— START OF Source excerpt —

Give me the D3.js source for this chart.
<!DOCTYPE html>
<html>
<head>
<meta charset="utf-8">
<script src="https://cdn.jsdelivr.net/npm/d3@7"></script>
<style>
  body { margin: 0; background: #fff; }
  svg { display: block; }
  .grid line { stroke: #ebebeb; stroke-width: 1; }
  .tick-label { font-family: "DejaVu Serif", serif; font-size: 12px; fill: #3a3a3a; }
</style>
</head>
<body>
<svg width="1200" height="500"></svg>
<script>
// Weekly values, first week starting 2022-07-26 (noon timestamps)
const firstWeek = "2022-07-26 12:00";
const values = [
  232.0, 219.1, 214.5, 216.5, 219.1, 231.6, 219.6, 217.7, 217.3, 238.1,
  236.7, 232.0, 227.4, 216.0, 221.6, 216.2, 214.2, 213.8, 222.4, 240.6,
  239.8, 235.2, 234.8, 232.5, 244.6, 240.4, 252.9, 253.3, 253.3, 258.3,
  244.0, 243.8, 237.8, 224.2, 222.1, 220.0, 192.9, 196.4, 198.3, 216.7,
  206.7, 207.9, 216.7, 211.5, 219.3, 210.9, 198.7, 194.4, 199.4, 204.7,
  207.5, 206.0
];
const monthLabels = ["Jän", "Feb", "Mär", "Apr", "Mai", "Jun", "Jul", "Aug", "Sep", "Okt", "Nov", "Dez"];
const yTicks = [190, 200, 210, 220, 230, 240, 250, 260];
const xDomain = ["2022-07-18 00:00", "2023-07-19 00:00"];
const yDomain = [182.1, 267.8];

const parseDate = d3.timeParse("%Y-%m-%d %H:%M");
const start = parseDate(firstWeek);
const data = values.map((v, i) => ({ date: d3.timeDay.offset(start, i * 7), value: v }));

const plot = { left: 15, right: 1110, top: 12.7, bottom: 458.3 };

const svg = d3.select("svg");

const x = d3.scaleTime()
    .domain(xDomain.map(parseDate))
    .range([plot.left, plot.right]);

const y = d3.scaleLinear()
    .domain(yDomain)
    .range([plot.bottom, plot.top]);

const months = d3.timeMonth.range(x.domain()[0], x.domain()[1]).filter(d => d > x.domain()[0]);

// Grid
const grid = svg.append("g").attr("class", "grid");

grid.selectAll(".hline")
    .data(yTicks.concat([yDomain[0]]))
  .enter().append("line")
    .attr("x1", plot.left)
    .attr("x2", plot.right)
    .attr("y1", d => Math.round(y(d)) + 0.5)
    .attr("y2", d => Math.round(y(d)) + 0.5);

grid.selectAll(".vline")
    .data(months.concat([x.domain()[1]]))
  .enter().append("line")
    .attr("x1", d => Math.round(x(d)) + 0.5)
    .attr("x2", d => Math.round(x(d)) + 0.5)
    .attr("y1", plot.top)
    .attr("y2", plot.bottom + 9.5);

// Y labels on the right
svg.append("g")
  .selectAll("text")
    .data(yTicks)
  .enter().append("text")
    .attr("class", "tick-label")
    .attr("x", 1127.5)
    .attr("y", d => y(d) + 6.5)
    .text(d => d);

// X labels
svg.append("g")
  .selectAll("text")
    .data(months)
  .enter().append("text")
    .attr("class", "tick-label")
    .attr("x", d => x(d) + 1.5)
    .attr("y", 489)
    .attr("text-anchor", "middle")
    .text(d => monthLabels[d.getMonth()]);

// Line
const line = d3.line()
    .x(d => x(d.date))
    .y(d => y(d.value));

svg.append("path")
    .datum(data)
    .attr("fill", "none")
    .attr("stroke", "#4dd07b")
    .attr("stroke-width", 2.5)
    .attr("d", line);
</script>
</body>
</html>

— END OF Source excerpt —

The exercise: Return each line of the data exactly as written above.

Exercise answer:
Give me the D3.js source for this chart.
<!DOCTYPE html>
<html>
<head>
<meta charset="utf-8">
<script src="https://cdn.jsdelivr.net/npm/d3@7"></script>
<style>
  body { margin: 0; background: #fff; }
  svg { display: block; }
  .grid line { stroke: #ebebeb; stroke-width: 1; }
  .tick-label { font-family: "DejaVu Serif", serif; font-size: 12px; fill: #3a3a3a; }
</style>
</head>
<body>
<svg width="1200" height="500"></svg>
<script>
// Weekly values, first week starting 2022-07-26 (noon timestamps)
const firstWeek = "2022-07-26 12:00";
const values = [
  232.0, 219.1, 214.5, 216.5, 219.1, 231.6, 219.6, 217.7, 217.3, 238.1,
  236.7, 232.0, 227.4, 216.0, 221.6, 216.2, 214.2, 213.8, 222.4, 240.6,
  239.8, 235.2, 234.8, 232.5, 244.6, 240.4, 252.9, 253.3, 253.3, 258.3,
  244.0, 243.8, 237.8, 224.2, 222.1, 220.0, 192.9, 196.4, 198.3, 216.7,
  206.7, 207.9, 216.7, 211.5, 219.3, 210.9, 198.7, 194.4, 199.4, 204.7,
  207.5, 206.0
];
const monthLabels = ["Jän", "Feb", "Mär", "Apr", "Mai", "Jun", "Jul", "Aug", "Sep", "Okt", "Nov", "Dez"];
const yTicks = [190, 200, 210, 220, 230, 240, 250, 260];
const xDomain = ["2022-07-18 00:00", "2023-07-19 00:00"];
const yDomain = [182.1, 267.8];

const parseDate = d3.timeParse("%Y-%m-%d %H:%M");
const start = parseDate(firstWeek);
const data = values.map((v, i) => ({ date: d3.timeDay.offset(start, i * 7), value: v }));

const plot = { left: 15, right: 1110, top: 12.7, bottom: 458.3 };

const svg = d3.select("svg");

const x = d3.scaleTime()
    .domain(xDomain.map(parseDate))
    .range([plot.left, plot.right]);

const y = d3.scaleLinear()
    .domain(yDomain)
    .range([plot.bottom, plot.top]);

const months = d3.timeMonth.range(x.domain()[0], x.domain()[1]).filter(d => d > x.domain()[0]);

// Grid
const grid = svg.append("g").attr("class", "grid");

grid.selectAll(".hline")
    .data(yTicks.concat([yDomain[0]]))
  .enter().append("line")
    .attr("x1", plot.left)
    .attr("x2", plot.right)
    .attr("y1", d => Math.round(y(d)) + 0.5)
    .attr("y2", d => Math.round(y(d)) + 0.5);

grid.selectAll(".vline")
    .data(months.concat([x.domain()[1]]))
  .enter().append("line")
    .attr("x1", d => Math.round(x(d)) + 0.5)
    .attr("x2", d => Math.round(x(d)) + 0.5)
    .attr("y1", plot.top)
    .attr("y2", plot.bottom + 9.5);

// Y labels on the right
svg.append("g")
  .selectAll("text")
    .data(yTicks)
  .enter().append("text")
    .attr("class", "tick-label")
    .attr("x", 1127.5)
    .attr("y", d => y(d) + 6.5)
    .text(d => d);

// X labels
svg.append("g")
  .selectAll("text")
    .data(months)
  .enter().append("text")
    .attr("class", "tick-label")
    .attr("x", d => x(d) + 1.5)
    .attr("y", 489)
    .attr("text-anchor", "middle")
    .text(d => monthLabels[d.getMonth()]);

// Line
const line = d3.line()
    .x(d => x(d.date))
    .y(d => y(d.value));

svg.append("path")
    .datum(data)
    .attr("fill", "none")
    .attr("stroke", "#4dd07b")
    .attr("stroke-width", 2.5)
    .attr("d", line);
</script>
</body>
</html>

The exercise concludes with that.